==== AVAILABLE DATA ====

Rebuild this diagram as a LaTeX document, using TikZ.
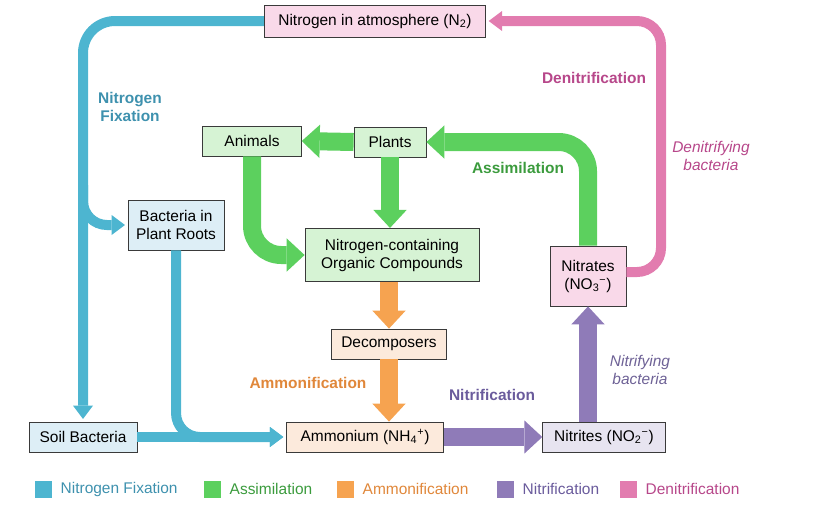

====
==== AVAILABLE DATA ====

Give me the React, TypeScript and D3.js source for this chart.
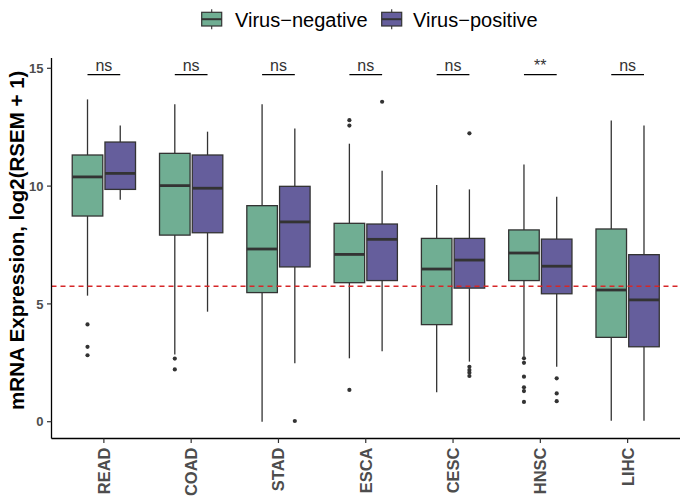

====
==== AVAILABLE DATA ====

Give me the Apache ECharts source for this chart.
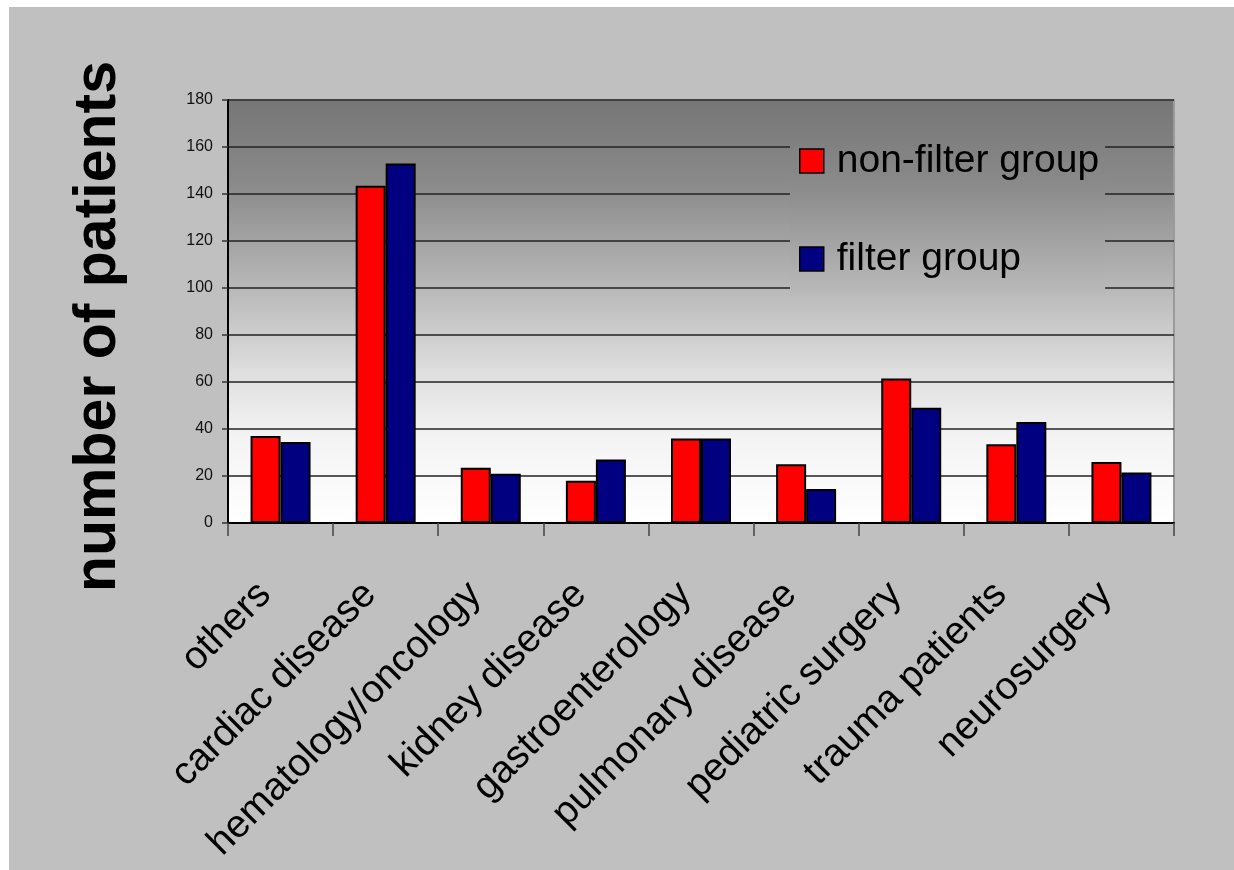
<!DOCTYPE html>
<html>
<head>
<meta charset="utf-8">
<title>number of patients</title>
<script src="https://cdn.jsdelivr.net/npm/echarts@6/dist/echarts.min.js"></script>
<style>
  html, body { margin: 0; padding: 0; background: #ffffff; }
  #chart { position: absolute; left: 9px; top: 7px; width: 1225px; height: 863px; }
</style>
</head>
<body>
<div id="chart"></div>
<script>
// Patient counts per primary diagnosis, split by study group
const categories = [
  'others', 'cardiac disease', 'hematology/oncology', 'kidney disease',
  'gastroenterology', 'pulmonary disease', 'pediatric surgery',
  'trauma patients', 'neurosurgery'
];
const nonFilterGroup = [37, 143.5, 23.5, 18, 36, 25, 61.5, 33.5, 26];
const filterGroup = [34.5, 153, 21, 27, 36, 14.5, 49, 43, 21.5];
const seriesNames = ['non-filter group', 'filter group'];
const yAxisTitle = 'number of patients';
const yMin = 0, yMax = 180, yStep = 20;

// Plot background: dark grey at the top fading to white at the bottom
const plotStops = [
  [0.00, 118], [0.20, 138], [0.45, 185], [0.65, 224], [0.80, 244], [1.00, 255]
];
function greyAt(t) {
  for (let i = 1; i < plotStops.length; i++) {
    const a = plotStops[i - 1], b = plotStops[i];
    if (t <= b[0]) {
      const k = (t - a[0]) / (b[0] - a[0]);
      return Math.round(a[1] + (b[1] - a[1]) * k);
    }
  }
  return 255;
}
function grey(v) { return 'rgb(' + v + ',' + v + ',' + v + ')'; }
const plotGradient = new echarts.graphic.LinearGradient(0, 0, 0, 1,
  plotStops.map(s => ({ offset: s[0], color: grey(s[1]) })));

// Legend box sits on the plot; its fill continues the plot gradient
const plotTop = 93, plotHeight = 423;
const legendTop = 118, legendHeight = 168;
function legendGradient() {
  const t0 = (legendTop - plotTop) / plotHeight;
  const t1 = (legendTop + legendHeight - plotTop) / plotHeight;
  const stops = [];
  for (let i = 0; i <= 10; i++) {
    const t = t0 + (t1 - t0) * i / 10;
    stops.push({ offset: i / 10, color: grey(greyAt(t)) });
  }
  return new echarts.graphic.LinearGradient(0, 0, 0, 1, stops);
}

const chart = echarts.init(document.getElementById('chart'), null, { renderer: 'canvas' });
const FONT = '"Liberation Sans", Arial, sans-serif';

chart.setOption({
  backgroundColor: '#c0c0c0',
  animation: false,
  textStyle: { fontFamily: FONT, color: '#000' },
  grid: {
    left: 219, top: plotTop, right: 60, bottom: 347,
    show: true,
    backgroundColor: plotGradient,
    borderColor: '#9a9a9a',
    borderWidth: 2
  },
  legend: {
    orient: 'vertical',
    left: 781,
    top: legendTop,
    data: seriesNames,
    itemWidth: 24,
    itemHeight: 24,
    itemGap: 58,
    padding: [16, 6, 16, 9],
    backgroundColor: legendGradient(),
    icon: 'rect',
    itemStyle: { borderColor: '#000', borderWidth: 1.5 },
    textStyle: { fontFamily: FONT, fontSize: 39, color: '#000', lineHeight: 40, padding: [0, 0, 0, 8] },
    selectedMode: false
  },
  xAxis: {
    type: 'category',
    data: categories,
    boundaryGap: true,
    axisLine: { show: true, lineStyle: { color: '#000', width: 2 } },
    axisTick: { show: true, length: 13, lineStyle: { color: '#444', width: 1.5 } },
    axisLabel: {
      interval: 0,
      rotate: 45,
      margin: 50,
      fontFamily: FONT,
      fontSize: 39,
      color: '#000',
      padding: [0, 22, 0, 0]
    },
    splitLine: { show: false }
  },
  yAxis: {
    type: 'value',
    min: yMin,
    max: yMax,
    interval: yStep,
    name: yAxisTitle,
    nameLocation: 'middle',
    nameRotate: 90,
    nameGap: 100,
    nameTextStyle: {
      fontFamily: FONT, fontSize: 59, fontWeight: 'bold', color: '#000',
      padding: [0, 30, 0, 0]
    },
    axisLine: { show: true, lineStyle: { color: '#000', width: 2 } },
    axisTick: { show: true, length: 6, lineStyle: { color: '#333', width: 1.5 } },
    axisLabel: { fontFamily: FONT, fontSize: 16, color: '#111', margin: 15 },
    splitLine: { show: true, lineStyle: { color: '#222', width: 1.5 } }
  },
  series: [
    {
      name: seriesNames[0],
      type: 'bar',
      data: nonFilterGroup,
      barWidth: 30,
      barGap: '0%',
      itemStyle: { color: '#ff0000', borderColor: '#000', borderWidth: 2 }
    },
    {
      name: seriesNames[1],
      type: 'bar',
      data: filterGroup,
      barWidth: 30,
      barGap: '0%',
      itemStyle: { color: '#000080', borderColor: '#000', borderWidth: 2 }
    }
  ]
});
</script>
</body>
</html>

====

## WHAT THE TASK ASKS
Find the lines above that include the string "source" and copy them.

## TASK RESULT
Give me the React, TypeScript and D3.js source for this chart.
Give me the Apache ECharts source for this chart.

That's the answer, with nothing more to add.